• _WHAT THE TASK REQUIRES_:
Below are entries. Give back exactly the lines from the one containing "Recreate this image" through the one containing "65, 63, 66];", inclusive, without the pictures.

------ MATERIAL FOR THIS EXERCISE ------

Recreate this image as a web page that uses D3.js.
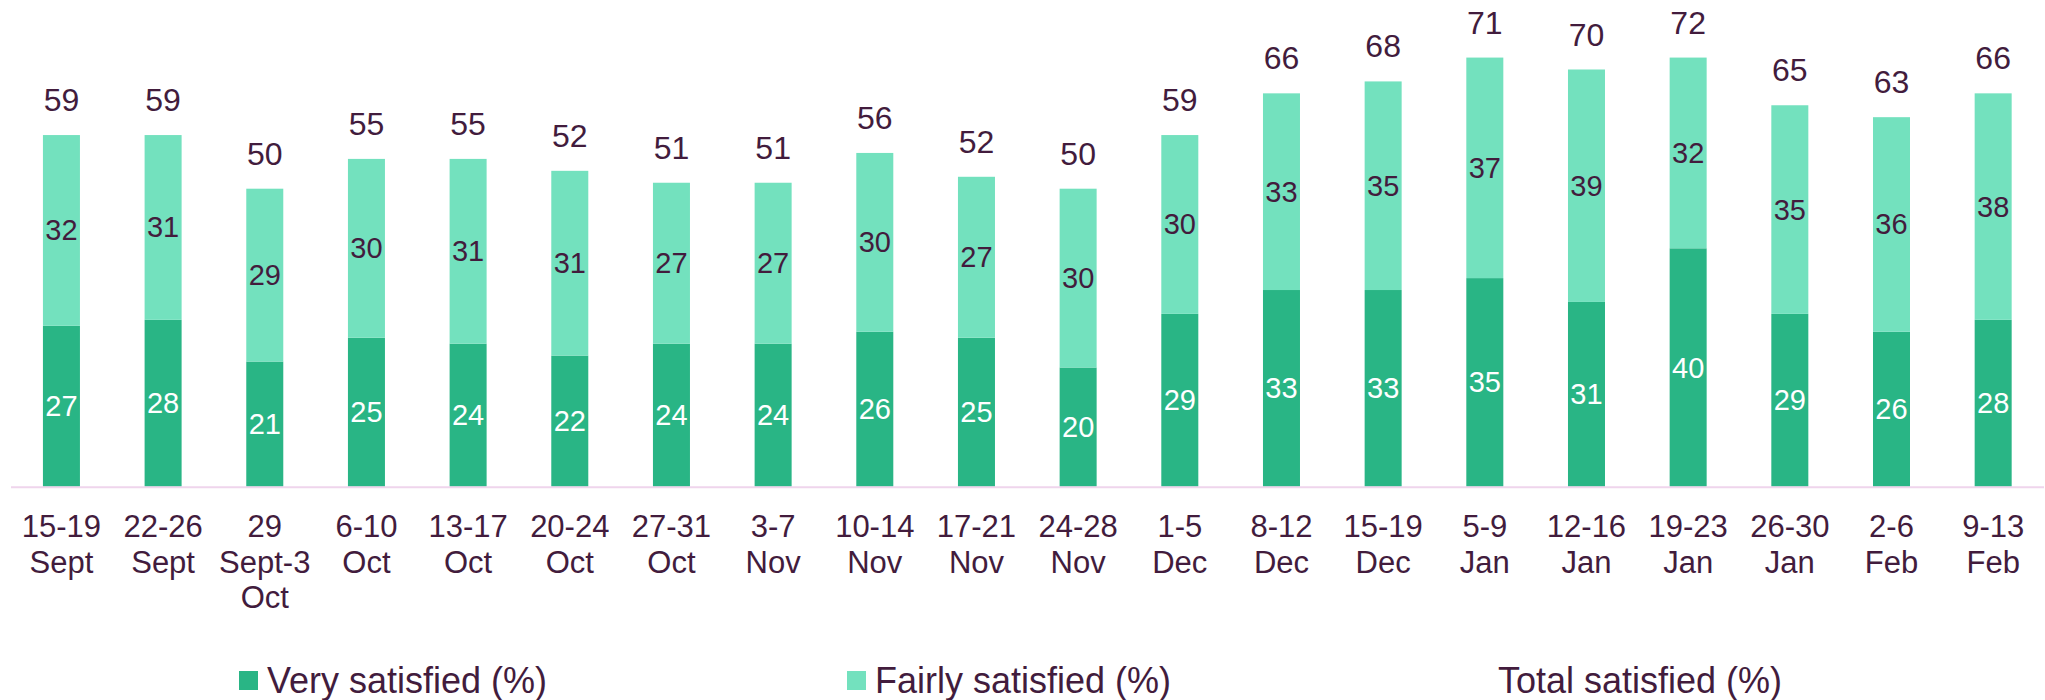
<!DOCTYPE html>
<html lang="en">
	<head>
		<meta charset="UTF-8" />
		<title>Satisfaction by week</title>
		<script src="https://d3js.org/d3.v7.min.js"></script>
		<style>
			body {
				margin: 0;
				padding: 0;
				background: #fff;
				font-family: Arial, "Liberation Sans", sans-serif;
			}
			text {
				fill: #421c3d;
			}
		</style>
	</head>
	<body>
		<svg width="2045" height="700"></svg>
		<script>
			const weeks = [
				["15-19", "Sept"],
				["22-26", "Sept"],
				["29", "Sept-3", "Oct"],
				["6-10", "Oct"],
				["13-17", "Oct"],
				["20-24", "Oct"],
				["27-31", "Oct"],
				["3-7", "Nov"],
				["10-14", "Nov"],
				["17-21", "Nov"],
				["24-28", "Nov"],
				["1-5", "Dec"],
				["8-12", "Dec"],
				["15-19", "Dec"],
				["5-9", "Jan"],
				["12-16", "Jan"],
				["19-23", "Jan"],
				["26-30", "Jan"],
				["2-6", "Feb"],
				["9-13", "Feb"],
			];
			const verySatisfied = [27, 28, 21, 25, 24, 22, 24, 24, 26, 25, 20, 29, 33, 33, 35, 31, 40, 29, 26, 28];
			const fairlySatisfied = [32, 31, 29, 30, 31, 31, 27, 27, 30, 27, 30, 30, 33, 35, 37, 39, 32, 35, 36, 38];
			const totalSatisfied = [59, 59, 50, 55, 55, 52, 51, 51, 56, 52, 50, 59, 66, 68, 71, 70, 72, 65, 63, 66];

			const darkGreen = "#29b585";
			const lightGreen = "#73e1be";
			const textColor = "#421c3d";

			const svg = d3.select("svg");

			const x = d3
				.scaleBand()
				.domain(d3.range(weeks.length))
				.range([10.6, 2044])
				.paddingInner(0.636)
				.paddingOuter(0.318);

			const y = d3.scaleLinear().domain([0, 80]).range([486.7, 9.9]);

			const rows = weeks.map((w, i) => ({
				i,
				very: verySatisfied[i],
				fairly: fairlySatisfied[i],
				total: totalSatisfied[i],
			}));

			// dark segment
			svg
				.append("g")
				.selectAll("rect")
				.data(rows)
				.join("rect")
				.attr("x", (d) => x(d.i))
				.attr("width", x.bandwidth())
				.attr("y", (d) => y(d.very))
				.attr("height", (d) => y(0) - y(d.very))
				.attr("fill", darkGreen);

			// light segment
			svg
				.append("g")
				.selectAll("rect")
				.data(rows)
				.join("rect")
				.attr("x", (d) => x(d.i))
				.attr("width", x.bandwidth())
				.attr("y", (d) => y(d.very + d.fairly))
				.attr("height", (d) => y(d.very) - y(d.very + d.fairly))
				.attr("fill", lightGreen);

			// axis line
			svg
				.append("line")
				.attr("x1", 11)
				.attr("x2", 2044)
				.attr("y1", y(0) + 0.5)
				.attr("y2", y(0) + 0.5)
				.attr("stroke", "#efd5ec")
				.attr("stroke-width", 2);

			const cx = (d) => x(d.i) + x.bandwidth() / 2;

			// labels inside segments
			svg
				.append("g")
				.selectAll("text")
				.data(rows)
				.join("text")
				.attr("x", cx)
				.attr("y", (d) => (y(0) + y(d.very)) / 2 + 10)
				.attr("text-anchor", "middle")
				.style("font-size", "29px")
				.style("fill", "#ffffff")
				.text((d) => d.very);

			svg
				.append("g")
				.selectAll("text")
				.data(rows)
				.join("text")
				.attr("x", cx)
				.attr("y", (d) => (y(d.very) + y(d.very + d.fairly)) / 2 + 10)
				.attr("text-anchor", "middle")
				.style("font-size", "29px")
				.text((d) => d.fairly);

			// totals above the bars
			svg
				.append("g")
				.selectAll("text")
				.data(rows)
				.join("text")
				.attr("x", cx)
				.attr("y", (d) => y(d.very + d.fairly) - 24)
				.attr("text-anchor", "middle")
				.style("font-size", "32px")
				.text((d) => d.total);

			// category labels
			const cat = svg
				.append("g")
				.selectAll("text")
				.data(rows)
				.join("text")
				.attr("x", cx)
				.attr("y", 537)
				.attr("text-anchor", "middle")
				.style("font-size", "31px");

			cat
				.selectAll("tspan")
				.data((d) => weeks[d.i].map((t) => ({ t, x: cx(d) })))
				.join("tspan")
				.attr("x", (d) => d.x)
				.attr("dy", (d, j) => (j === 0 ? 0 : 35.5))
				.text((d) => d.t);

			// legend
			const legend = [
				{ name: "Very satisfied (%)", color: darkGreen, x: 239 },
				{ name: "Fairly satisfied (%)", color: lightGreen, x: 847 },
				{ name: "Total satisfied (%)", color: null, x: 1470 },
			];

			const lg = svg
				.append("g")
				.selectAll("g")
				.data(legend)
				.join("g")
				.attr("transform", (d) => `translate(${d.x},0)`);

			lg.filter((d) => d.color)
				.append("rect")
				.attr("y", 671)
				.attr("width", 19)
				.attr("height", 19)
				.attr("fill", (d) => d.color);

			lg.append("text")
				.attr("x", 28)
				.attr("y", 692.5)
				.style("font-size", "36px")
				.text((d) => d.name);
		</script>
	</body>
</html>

------
------ MATERIAL FOR THIS EXERCISE ------

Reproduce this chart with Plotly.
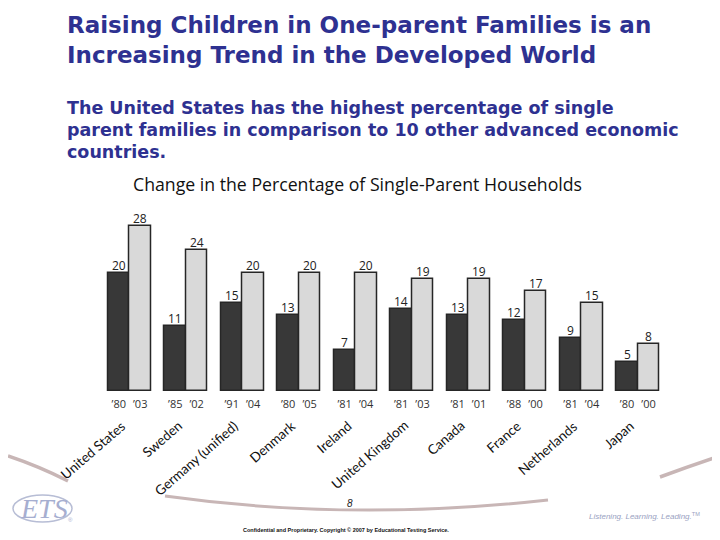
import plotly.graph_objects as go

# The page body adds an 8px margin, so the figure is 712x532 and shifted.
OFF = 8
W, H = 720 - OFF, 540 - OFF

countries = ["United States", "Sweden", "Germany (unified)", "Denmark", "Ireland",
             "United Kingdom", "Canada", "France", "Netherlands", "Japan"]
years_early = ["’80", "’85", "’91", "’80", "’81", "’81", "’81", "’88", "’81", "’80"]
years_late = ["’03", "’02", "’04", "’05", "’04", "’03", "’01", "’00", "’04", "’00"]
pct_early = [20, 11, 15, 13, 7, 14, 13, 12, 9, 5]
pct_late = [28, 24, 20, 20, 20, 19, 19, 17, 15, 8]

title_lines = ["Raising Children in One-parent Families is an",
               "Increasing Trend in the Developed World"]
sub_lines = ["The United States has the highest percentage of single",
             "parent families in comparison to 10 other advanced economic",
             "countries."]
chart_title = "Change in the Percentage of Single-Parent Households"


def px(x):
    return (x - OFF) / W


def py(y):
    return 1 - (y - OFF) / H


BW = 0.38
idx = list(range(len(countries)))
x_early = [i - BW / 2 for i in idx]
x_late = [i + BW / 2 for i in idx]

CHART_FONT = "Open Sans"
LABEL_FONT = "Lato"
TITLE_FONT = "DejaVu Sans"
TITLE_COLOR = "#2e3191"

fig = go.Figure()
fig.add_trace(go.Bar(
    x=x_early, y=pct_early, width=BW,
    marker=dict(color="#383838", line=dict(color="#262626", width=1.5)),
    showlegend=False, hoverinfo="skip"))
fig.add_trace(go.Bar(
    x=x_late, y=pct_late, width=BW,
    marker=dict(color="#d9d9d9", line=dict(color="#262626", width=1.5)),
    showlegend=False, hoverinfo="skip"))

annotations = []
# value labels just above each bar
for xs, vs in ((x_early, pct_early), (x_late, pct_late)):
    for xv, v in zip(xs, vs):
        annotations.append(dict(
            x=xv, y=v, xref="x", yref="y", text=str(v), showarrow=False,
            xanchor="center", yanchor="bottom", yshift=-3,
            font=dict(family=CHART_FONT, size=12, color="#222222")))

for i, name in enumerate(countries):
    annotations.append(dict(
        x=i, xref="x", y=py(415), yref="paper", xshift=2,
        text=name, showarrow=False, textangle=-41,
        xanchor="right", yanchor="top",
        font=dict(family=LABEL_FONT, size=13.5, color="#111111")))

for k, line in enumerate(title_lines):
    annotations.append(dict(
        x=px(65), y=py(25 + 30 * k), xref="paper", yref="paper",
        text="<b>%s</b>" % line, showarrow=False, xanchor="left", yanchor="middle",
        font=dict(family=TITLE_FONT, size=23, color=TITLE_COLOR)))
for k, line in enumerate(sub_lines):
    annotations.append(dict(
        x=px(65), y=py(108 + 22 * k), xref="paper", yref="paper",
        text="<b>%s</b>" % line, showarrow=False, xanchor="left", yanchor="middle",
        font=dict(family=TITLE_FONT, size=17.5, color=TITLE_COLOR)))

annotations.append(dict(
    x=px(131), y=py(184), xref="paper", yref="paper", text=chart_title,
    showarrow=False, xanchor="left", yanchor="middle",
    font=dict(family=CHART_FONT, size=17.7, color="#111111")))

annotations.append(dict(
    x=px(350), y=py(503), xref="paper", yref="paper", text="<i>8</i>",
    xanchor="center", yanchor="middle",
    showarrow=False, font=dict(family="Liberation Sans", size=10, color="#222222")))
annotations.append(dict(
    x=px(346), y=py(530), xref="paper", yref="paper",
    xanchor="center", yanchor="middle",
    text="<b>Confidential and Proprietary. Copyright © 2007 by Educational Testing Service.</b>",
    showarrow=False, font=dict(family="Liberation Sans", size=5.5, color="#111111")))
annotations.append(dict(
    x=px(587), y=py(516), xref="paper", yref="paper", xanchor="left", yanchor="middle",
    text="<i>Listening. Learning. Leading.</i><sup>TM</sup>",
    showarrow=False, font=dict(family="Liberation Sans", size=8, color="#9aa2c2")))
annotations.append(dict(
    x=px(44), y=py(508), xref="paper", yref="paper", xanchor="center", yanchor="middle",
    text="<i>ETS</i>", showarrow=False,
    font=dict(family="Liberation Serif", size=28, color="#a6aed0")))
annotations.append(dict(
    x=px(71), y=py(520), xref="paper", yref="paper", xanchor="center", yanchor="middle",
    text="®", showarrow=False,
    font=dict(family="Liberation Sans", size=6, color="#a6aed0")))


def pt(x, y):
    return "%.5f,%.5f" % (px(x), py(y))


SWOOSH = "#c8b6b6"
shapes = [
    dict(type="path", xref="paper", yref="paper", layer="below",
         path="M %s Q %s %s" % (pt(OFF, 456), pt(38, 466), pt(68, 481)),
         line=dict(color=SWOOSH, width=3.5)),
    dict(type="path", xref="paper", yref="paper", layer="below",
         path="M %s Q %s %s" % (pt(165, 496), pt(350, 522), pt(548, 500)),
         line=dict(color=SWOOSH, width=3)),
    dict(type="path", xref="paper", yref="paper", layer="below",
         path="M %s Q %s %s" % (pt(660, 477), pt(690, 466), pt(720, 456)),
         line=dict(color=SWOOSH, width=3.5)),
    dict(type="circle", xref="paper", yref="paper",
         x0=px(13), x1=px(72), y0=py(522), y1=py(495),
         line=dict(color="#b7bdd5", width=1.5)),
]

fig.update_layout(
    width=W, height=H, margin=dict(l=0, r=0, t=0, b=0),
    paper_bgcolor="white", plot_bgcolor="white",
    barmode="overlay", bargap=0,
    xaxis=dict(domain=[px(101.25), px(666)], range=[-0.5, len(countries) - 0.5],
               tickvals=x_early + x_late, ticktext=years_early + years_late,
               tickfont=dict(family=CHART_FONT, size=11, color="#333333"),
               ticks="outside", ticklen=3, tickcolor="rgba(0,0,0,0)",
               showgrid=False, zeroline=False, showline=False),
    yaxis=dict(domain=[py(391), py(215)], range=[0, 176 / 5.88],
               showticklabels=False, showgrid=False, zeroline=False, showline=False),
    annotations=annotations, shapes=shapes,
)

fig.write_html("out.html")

------
------ MATERIAL FOR THIS EXERCISE ------

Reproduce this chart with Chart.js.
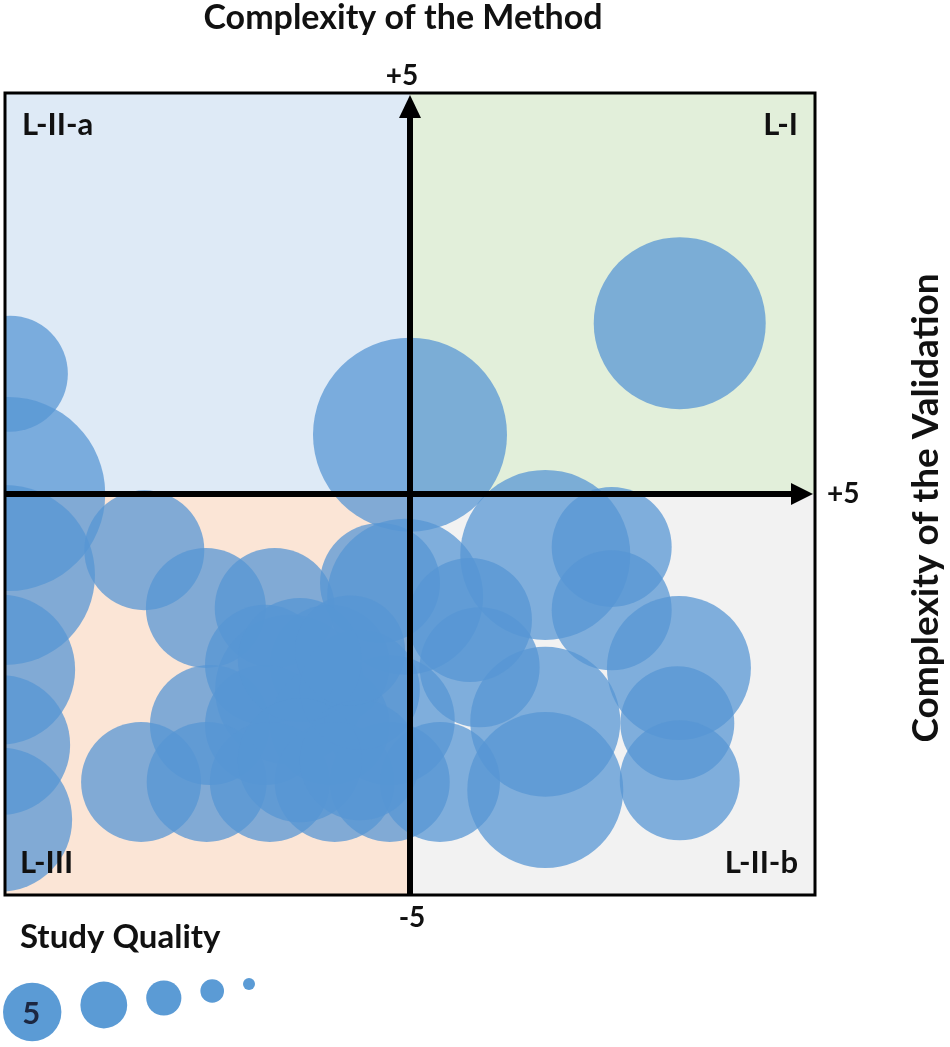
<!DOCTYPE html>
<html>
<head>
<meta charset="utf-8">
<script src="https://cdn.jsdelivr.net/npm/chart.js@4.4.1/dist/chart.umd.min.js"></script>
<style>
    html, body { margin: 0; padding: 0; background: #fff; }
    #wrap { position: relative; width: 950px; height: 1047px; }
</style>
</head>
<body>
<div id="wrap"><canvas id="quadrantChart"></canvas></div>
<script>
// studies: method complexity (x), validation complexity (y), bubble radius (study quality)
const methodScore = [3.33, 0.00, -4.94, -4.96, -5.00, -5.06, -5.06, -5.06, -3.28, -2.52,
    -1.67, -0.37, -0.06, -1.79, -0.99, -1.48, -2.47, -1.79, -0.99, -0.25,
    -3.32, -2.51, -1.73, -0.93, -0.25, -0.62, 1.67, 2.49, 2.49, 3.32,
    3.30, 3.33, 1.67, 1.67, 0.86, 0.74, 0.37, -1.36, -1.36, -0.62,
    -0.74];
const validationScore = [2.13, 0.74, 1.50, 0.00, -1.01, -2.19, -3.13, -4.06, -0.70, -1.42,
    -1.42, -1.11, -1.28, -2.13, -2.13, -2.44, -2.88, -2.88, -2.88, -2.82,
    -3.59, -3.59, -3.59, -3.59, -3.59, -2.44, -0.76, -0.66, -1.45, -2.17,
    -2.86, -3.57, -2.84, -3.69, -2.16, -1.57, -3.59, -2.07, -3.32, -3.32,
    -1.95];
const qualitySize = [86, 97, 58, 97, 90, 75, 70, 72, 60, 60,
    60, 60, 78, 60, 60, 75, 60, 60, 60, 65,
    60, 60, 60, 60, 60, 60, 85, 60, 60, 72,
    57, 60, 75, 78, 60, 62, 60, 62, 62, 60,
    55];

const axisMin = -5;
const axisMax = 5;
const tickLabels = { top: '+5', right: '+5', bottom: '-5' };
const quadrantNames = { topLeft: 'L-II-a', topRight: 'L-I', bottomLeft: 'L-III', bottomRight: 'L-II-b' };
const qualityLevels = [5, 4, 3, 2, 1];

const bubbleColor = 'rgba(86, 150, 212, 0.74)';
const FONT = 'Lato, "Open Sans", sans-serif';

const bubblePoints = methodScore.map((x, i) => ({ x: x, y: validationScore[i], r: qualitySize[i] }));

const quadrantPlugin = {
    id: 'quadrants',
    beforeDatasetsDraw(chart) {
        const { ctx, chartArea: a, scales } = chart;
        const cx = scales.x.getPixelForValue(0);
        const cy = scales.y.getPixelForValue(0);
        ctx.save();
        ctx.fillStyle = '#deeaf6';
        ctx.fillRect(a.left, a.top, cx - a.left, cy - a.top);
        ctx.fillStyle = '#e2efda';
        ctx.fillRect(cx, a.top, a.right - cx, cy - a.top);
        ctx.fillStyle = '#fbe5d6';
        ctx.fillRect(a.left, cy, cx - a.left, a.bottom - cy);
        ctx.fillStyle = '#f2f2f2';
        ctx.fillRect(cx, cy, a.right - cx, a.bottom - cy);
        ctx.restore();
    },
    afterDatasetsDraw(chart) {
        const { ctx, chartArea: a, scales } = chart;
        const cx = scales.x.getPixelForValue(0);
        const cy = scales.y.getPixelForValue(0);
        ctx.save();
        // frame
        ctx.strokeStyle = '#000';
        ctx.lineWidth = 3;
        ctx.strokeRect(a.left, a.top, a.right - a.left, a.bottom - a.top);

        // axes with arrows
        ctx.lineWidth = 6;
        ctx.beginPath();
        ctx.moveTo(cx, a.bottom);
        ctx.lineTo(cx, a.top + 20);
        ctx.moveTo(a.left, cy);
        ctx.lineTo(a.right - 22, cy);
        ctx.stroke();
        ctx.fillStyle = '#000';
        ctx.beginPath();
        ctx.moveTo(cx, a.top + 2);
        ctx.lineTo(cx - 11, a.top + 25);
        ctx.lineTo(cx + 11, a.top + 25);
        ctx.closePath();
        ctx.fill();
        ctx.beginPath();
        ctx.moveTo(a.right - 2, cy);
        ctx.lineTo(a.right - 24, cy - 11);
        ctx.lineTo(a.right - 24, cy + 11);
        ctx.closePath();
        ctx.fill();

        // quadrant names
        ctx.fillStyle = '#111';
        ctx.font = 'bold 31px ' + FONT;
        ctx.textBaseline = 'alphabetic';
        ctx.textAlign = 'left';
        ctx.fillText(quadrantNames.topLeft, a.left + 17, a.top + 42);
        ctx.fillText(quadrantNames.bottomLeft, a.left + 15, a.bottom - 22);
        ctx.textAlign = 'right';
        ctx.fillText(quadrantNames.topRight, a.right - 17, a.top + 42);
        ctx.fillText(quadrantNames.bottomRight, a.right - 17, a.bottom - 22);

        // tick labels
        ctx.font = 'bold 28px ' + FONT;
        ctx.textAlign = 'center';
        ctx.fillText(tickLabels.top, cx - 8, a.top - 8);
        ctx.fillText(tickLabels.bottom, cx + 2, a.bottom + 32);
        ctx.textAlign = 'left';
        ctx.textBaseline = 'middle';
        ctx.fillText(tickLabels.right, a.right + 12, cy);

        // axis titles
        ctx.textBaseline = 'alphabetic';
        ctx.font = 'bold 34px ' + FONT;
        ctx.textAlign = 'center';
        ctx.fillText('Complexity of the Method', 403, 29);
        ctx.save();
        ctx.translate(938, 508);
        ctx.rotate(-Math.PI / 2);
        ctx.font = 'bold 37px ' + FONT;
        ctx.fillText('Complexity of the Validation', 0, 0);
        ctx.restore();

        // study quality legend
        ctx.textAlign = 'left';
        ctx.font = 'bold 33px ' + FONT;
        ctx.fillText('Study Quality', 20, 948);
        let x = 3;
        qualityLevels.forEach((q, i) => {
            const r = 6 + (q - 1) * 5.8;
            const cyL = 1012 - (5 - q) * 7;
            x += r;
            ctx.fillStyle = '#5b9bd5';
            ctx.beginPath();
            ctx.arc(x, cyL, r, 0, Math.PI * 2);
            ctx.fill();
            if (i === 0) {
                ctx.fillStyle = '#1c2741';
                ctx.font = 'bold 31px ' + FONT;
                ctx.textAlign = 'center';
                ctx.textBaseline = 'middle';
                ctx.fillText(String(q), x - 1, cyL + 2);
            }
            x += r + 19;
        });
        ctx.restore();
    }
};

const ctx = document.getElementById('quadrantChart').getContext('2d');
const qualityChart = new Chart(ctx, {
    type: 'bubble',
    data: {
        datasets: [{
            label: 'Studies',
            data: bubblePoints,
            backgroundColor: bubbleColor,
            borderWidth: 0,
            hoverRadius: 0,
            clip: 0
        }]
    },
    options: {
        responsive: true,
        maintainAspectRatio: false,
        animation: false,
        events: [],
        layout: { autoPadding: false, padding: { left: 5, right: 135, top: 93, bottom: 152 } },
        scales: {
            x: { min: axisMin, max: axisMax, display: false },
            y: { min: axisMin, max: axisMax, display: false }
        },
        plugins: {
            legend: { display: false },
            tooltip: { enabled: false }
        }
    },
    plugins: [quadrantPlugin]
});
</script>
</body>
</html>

------

• _RESULT BELOW_:
Recreate this image as a web page that uses D3.js.
<!DOCTYPE html>
<html lang="en">
	<head>
		<meta charset="UTF-8" />
		<title>Satisfaction by week</title>
		<script src="https://d3js.org/d3.v7.min.js"></script>
		<style>
			body {
				margin: 0;
				padding: 0;
				background: #fff;
				font-family: Arial, "Liberation Sans", sans-serif;
			}
			text {
				fill: #421c3d;
			}
		</style>
	</head>
	<body>
		<svg width="2045" height="700"></svg>
		<script>
			const weeks = [
				["15-19", "Sept"],
				["22-26", "Sept"],
				["29", "Sept-3", "Oct"],
				["6-10", "Oct"],
				["13-17", "Oct"],
				["20-24", "Oct"],
				["27-31", "Oct"],
				["3-7", "Nov"],
				["10-14", "Nov"],
				["17-21", "Nov"],
				["24-28", "Nov"],
				["1-5", "Dec"],
				["8-12", "Dec"],
				["15-19", "Dec"],
				["5-9", "Jan"],
				["12-16", "Jan"],
				["19-23", "Jan"],
				["26-30", "Jan"],
				["2-6", "Feb"],
				["9-13", "Feb"],
			];
			const verySatisfied = [27, 28, 21, 25, 24, 22, 24, 24, 26, 25, 20, 29, 33, 33, 35, 31, 40, 29, 26, 28];
			const fairlySatisfied = [32, 31, 29, 30, 31, 31, 27, 27, 30, 27, 30, 30, 33, 35, 37, 39, 32, 35, 36, 38];
			const totalSatisfied = [59, 59, 50, 55, 55, 52, 51, 51, 56, 52, 50, 59, 66, 68, 71, 70, 72, 65, 63, 66];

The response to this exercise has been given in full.